How to Assess Management Quality: A Detective's Toolkit
Assessing management is more art than science, requiring you to put on your detective hat. You must look for clues in what they say and, more importantly, what they do.
Read What They Write
Your primary investigation file is the company's annual report, specifically the letter to shareholders. The shareholder letters of a company like Berkshire Hathaway are legendary for their clarity and educational value. When reading these documents, look for:
- Clarity and Candor: Does the CEO write in plain, simple English, or hide behind impenetrable corporate jargon? Do they openly admit to and learn from mistakes, or do they only trumpet their successes and blame failures on “external factors”? Honesty, especially about problems, is a sign of integrity.
- Rational Focus: Does the letter focus on key business drivers like free cash flow, market share, and product development? Or is it filled with promotional fluff and buzzwords?
- Consistency: Does the stated strategy remain consistent over the years, or does it change with every new business fad?
Watch What They Do
Actions always speak louder than words. A management team's track record is the ultimate test of its quality.
Capital Allocation Track Record
Analyze past decisions. Has the company's ROIC been consistently high and stable? Have past acquisitions actually added value, or were they expensive blunders? A history of prudent, value-creating decisions is the best indicator of future performance.
Compensation and Incentives
Dig into the company's proxy statement to see how executives are paid.
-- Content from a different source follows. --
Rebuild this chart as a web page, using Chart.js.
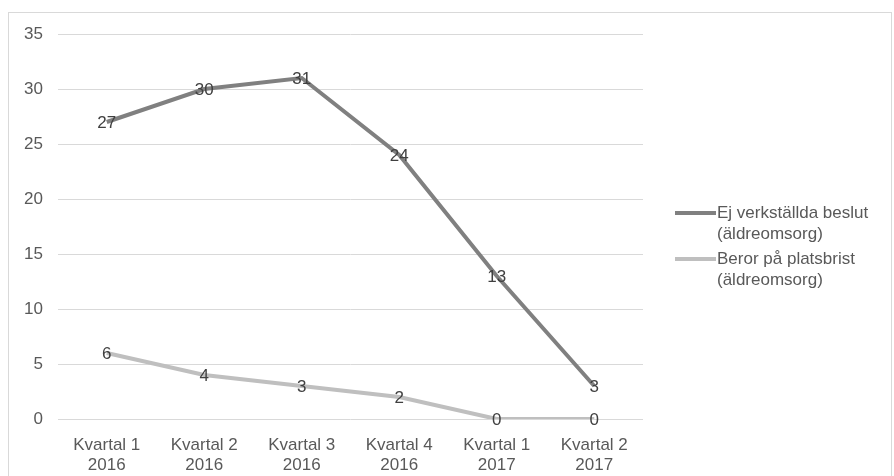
<!DOCTYPE html>
<html>
<head>
<meta charset="utf-8">
<script src="https://cdn.jsdelivr.net/npm/chart.js@4.4.0/dist/chart.umd.min.js"></script>
<style>
    body { margin: 0; background: #fff; }
    #frame { position: absolute; left: 8px; top: 12px; width: 884px; height: 480px; border: 1px solid #d9d9d9; box-sizing: border-box; }
    #wrap { position: absolute; left: 0; top: 0; width: 894px; height: 476px; }
</style>
</head>
<body>
<div id="frame"></div>
<div id="wrap"><canvas id="lineChart"></canvas></div>
<script>
// Data
const quarters = [['Kvartal 1', '2016'], ['Kvartal 2', '2016'], ['Kvartal 3', '2016'], ['Kvartal 4', '2016'], ['Kvartal 1', '2017'], ['Kvartal 2', '2017']];
const ejVerkstallda = [27, 30, 31, 24, 13, 3];
const platsbrist = [6, 4, 3, 2, 0, 0];
const seriesNames = [['Ej verkställda beslut', '(äldreomsorg)'], ['Beror på platsbrist', '(äldreomsorg)']];

const FONT = '"Liberation Sans", Arial, sans-serif';

// Point value labels, centered on each point
const valueLabels = {
    id: 'valueLabels',
    afterDatasetsDraw(chart) {
        const ctx = chart.ctx;
        ctx.save();
        ctx.font = '17px ' + FONT;
        ctx.fillStyle = '#404040';
        ctx.textAlign = 'center';
        ctx.textBaseline = 'middle';
        chart.data.datasets.forEach((ds, i) => {
            chart.getDatasetMeta(i).data.forEach((pt, j) => {
                ctx.fillText(ds.data[j], pt.x, pt.y + 1);
            });
        });
        ctx.restore();
    }
};

// Legend on the right with two-line labels
const sideLegend = {
    id: 'sideLegend',
    afterDraw(chart) {
        const ctx = chart.ctx;
        const rows = [213, 259];
        ctx.save();
        ctx.font = '17px ' + FONT;
        ctx.textAlign = 'left';
        ctx.textBaseline = 'middle';
        chart.data.datasets.forEach((ds, i) => {
            const y = rows[i];
            ctx.strokeStyle = ds.borderColor;
            ctx.lineWidth = 4;
            ctx.beginPath();
            ctx.moveTo(675, y);
            ctx.lineTo(716, y);
            ctx.stroke();
            ctx.fillStyle = '#595959';
            seriesNames[i].forEach((line, k) => {
                ctx.fillText(line, 717, y + k * 21);
            });
        });
        ctx.restore();
    }
};

new Chart(document.getElementById('lineChart'), {
    type: 'line',
    data: {
        labels: quarters,
        datasets: [{
            label: seriesNames[0].join(' '),
            data: ejVerkstallda,
            borderColor: '#808080',
            borderWidth: 4,
            pointRadius: 0,
            tension: 0
        }, {
            label: seriesNames[1].join(' '),
            data: platsbrist,
            borderColor: '#bfbfbf',
            borderWidth: 4,
            pointRadius: 0,
            tension: 0
        }]
    },
    options: {
        responsive: true,
        maintainAspectRatio: false,
        animation: false,
        layout: { padding: { left: 0, top: 34, right: 251, bottom: 0 } },
        plugins: {
            legend: { display: false },
            tooltip: { enabled: false }
        },
        scales: {
            x: {
                offset: true,
                grid: { display: false },
                border: { display: false },
                ticks: { color: '#595959', font: { family: FONT, size: 17, lineHeight: 1.18 }, padding: 8, maxRotation: 0 },
                afterFit(scale) { scale.height = 57; }
            },
            y: {
                min: 0,
                max: 35,
                grid: { color: '#d9d9d9', drawTicks: false },
                border: { display: false },
                ticks: { stepSize: 5, color: '#595959', font: { family: FONT, size: 17 }, padding: 15 },
                afterFit(scale) { scale.width = 58; }
            }
        }
    },
    plugins: [valueLabels, sideLegend]
});
</script>
</body>
</html>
Are their bonuses tied to long-term metrics like growth in book value per share or ROIC? Or are they rewarded for short-term stock price movements? Outrageously high compensation, especially when the business itself is underperforming, is a massive red flag. You want managers whose financial interests are aligned with yours, the long-term owner.
Skin in the Game
Check for insider transactions. Are top executives buying the company's stock with their own money on the open market? This is one of the strongest possible signs of confidence. While some selling is normal (for diversification or taxes), a pattern of heavy insider selling can be a warning to stay away.
Red Flags: Signs of a Poor Management Team
Be on the lookout for these warning signs:
- Overly promotional language and a focus on hype over substance.
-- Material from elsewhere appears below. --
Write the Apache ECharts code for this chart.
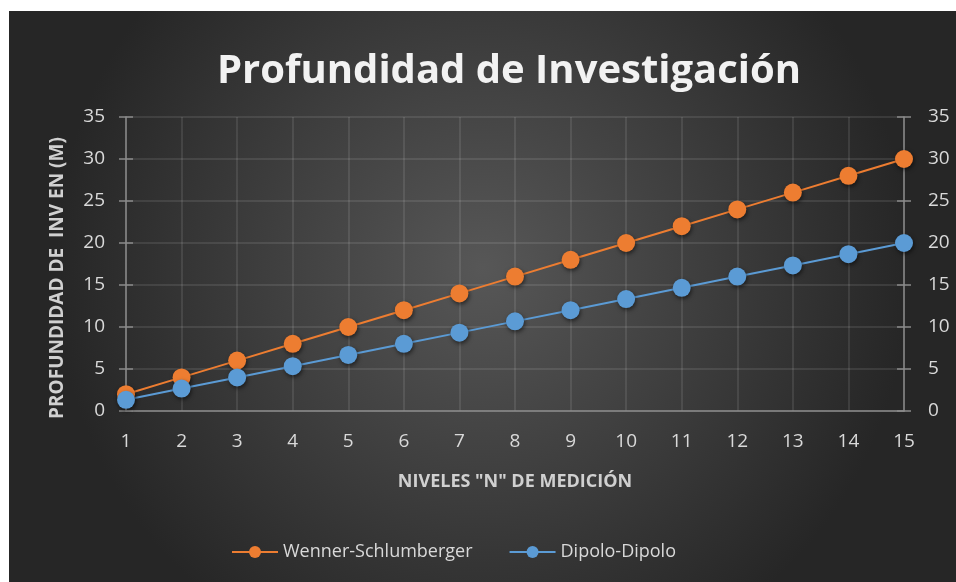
<!DOCTYPE html>
<html><head><meta charset="utf-8">
<script src="https://cdn.jsdelivr.net/npm/echarts@6/dist/echarts.min.js"></script>
<style>html,body{margin:0;padding:0;background:#fff;width:956px;height:582px;overflow:hidden}
#c{position:absolute;left:9px;top:11px;width:947px;height:571px}</style>
</head><body><div id="c"></div>
<script>
const categories = ['1','2','3','4','5','6','7','8','9','10','11','12','13','14','15'];
const wennerValues = [2,4,6,8,10,12,14,16,18,20,22,24,26,28,30];
const dipoloValues = [1.33,2.67,4,5.33,6.67,8,9.33,10.67,12,13.33,14.67,16,17.33,18.67,20];
const seriesNames = ['Wenner-Schlumberger','Dipolo-Dipolo'];
const titleText = 'Profundidad de Investigación';
const yTitle = 'PROFUNDIDAD DE  INV EN (M)';
const xTitle = 'NIVELES "N" DE MEDICIÓN';

const font = '"Open Sans", sans-serif';
const labelColor = '#d9d9d9';
const gridColor = 'rgba(255,255,255,0.13)';
const axisColor = '#8a8a8a';
const chart = echarts.init(document.getElementById('c'));
const yBase = {type:'value',min:0,max:35,interval:5};
const symStyle = (c)=>({color:c,shadowBlur:4,shadowColor:'rgba(0,0,0,0.55)',shadowOffsetX:1,shadowOffsetY:2});
chart.setOption({
  backgroundColor:{type:'radial',x:0.5,y:0.45,r:0.75,colorStops:[{offset:0,color:'#575757'},{offset:1,color:'#262626'}]},
  animation:false,
  graphic:[
    {type:'text',x:500,y:61,style:{text:titleText,fill:'#f2f2f2',font:'bold 40px '+font,textAlign:'center',textVerticalAlign:'middle',shadowBlur:4,shadowColor:'rgba(0,0,0,0.6)',shadowOffsetY:2}},
    {type:'text',x:49,y:267,rotation:Math.PI/2,style:{text:yTitle,fill:'#d0d0d0',font:'bold 19px '+font,textAlign:'center',textVerticalAlign:'middle'}}
  ],
  grid:{left:117,right:52,top:106,bottom:171},
  legend:{left:217,top:527,itemWidth:46,itemHeight:15,itemGap:36,
    textStyle:{color:labelColor,fontSize:18,fontFamily:font},data:seriesNames},
  xAxis:{type:'category',data:categories,boundaryGap:false,
    axisLine:{lineStyle:{color:axisColor,width:1.5}},axisTick:{show:false},
    axisLabel:{color:labelColor,fontSize:19,fontFamily:font,margin:21},
    splitLine:{show:true,lineStyle:{color:gridColor,width:1.5}},
    name:xTitle,nameLocation:'middle',nameGap:62,
    nameTextStyle:{color:'#d0d0d0',fontSize:18,fontWeight:'bold',fontFamily:font}},
  yAxis:[
    Object.assign({},yBase,{position:'left',axisLine:{show:true,lineStyle:{color:axisColor,width:1.5}},
      axisTick:{show:true,length:7,lineStyle:{color:axisColor,width:1.5}},
      axisLabel:{color:labelColor,fontSize:19,fontFamily:font,margin:21},
      splitLine:{show:true,lineStyle:{color:gridColor,width:1.5}}}),
    Object.assign({},yBase,{position:'right',axisLine:{show:true,lineStyle:{color:axisColor,width:1.5}},
      axisTick:{show:true,length:7,lineStyle:{color:axisColor,width:1.5}},
      axisLabel:{color:labelColor,fontSize:19,fontFamily:font,margin:24},splitLine:{show:false}}),
    Object.assign({},yBase,{position:'left',axisLine:{show:false},
      axisTick:{show:true,inside:true,length:7,lineStyle:{color:axisColor,width:1.5}},
      axisLabel:{show:false},splitLine:{show:false}}),
    Object.assign({},yBase,{position:'right',axisLine:{show:false},
      axisTick:{show:true,inside:true,length:7,lineStyle:{color:axisColor,width:1.5}},
      axisLabel:{show:false},splitLine:{show:false}})
  ],
  series:[
    {name:seriesNames[0],type:'line',data:wennerValues,yAxisIndex:0,symbol:'circle',symbolSize:18,
      lineStyle:{color:'#ED7D31',width:2},itemStyle:symStyle('#ED7D31'),color:'#ED7D31'},
    {name:seriesNames[1],type:'line',data:dipoloValues,yAxisIndex:0,symbol:'circle',symbolSize:18,
      lineStyle:{color:'#5B9BD5',width:2},itemStyle:symStyle('#5B9BD5'),color:'#5B9BD5'}
  ]
});
</script></body></html>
- A history of “diworsification”—making acquisitions in unrelated fields that destroy value.
- Financial reports that are confusing, opaque, or frequently restated.
- Excessive executive pay and perks that are disconnected from business performance.
- A revolving door in the executive suite or constant shifts in strategy.
A Final Word
Judging management is a subjective, but essential, skill. It’s about finding leaders who are not just skilled operators, but also trustworthy partners. While a great business can sometimes survive a bad manager, a great manager at the helm of a good business is a powerful combination for investment success. Taking the time to evaluate the people running the company adds a crucial layer to your margin of safety and dramatically increases your odds of a favorable outcome.